## WHAT YOU WILL DO
Retype only the lines running from the line that contains "Write a Python" to the line that contains "import numpy as np", inclusive, and leave the pictures behind.

## ENTRIES SUPPLIED
— START —

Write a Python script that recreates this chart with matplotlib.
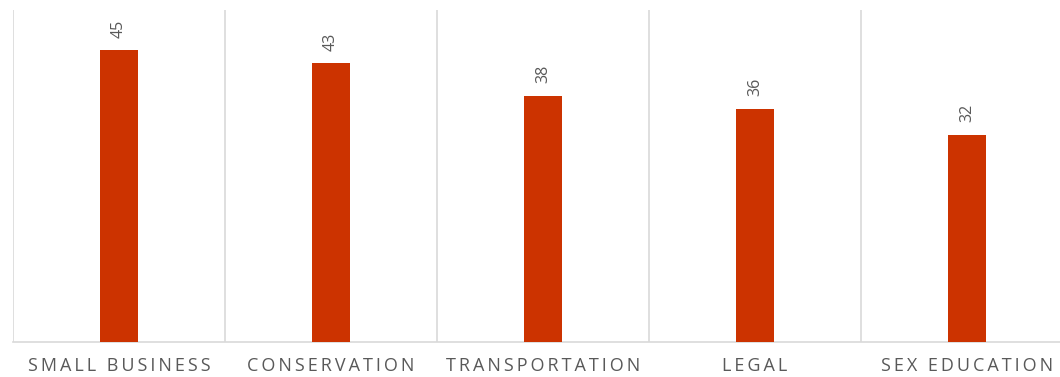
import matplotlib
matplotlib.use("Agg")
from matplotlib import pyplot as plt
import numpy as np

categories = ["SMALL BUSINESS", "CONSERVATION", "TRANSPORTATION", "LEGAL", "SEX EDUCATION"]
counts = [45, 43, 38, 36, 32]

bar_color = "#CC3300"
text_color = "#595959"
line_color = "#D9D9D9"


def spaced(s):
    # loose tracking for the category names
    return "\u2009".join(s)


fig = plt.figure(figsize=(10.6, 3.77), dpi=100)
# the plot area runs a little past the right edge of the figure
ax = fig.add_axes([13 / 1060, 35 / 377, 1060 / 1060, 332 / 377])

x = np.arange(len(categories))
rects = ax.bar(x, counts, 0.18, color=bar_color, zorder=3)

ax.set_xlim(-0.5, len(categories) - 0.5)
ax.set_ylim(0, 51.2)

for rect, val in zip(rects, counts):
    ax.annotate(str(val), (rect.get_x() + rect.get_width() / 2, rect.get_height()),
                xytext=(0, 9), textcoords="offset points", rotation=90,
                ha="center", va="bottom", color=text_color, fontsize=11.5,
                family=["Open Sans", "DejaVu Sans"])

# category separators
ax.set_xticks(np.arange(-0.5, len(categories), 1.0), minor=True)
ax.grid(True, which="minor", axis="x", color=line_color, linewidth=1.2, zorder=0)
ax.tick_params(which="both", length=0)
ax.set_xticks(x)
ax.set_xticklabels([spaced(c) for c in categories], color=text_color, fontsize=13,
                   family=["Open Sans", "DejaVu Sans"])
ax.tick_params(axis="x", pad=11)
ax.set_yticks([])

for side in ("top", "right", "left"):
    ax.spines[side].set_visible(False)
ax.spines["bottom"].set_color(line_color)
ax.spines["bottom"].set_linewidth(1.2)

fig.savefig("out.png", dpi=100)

— END —
— START —

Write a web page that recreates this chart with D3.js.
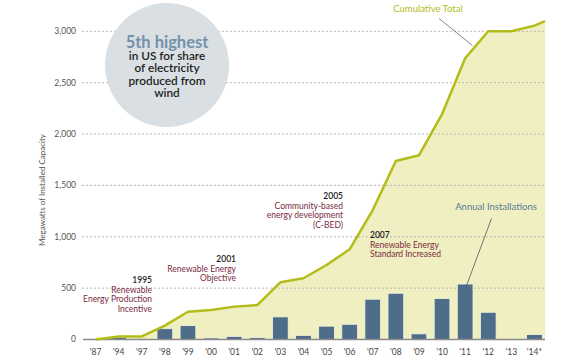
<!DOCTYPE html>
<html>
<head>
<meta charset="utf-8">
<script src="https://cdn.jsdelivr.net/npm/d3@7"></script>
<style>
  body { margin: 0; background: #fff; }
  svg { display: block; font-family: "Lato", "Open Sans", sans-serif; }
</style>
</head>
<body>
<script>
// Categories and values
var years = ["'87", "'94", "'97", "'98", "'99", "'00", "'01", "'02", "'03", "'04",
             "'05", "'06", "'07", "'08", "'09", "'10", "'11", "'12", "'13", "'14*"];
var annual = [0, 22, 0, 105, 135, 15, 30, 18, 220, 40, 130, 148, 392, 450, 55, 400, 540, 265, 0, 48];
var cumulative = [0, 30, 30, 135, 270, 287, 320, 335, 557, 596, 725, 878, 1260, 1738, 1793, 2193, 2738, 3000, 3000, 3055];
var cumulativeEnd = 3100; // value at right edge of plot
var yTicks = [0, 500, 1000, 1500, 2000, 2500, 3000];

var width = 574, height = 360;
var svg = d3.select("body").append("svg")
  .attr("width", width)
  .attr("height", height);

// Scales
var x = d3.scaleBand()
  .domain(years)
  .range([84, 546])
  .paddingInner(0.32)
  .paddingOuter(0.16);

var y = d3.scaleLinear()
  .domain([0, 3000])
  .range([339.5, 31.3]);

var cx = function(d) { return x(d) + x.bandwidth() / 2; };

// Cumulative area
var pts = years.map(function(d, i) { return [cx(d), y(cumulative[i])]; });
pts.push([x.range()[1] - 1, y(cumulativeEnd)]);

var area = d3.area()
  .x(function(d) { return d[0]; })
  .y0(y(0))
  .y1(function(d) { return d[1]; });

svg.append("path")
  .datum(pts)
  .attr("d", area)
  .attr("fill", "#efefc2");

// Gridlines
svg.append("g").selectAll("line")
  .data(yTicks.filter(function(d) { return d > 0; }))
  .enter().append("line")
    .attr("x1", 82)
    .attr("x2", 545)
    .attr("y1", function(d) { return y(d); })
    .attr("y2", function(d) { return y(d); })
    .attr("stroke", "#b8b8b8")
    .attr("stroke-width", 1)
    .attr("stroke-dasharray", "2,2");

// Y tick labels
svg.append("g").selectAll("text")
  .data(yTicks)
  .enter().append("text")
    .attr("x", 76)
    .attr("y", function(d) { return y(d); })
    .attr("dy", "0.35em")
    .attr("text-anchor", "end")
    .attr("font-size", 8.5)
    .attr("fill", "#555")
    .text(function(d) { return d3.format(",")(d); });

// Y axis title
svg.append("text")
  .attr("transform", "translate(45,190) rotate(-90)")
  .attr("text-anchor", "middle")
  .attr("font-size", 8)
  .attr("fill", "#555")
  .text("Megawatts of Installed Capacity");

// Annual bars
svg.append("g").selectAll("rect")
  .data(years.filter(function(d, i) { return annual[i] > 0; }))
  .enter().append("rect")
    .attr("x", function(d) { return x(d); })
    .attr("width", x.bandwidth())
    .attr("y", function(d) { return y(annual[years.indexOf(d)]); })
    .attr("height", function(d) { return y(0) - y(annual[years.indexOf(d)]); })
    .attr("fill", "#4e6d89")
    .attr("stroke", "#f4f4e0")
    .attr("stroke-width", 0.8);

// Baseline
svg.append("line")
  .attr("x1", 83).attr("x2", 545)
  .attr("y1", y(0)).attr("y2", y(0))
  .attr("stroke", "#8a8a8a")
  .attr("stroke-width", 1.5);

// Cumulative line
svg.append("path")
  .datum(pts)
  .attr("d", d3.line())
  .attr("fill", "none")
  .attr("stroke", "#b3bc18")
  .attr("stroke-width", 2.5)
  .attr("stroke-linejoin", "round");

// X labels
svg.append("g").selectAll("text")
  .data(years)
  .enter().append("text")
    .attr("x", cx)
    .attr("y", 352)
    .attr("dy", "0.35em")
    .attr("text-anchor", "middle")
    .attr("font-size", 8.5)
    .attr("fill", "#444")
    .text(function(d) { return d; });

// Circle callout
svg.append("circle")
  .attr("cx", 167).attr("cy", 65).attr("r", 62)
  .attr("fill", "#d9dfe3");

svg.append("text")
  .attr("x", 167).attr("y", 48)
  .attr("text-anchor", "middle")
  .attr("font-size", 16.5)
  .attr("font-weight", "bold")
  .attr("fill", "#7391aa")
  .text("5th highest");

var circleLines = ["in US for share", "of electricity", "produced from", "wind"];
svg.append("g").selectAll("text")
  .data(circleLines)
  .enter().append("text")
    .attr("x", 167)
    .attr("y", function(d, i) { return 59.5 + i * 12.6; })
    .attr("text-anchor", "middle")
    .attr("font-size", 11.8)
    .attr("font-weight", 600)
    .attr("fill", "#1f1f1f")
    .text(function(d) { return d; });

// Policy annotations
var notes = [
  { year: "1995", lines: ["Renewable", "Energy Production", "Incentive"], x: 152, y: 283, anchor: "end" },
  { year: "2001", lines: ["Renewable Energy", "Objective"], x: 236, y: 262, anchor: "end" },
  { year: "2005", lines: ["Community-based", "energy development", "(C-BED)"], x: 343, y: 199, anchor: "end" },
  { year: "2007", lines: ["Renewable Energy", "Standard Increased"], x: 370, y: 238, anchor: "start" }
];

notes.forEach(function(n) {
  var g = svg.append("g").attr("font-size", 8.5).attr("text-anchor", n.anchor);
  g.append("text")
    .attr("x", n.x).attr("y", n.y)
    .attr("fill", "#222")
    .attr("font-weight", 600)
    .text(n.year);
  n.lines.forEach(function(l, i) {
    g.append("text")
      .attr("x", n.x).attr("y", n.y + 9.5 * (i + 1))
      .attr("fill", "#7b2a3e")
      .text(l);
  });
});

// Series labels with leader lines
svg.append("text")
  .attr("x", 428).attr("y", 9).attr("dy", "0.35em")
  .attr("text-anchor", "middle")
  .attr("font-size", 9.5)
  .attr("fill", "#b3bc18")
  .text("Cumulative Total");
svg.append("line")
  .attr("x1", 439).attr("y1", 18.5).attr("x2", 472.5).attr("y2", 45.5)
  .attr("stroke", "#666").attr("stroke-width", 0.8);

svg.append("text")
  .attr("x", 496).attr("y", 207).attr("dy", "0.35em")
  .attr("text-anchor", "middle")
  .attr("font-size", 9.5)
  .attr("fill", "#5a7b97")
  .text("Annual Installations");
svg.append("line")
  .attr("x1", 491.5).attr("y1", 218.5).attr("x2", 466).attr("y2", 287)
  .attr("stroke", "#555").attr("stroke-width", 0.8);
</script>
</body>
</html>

— END —
— START —

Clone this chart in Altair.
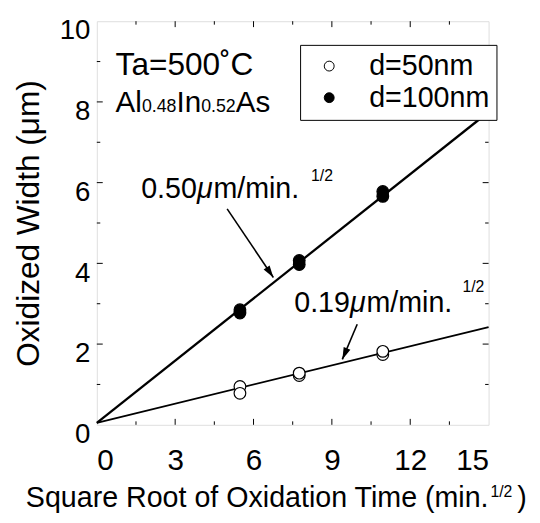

— END —

## SOLUTION FOR THIS TASK
Write a Python script that recreates this chart with matplotlib.
import matplotlib
matplotlib.use("Agg")
from matplotlib import pyplot as plt
import numpy as np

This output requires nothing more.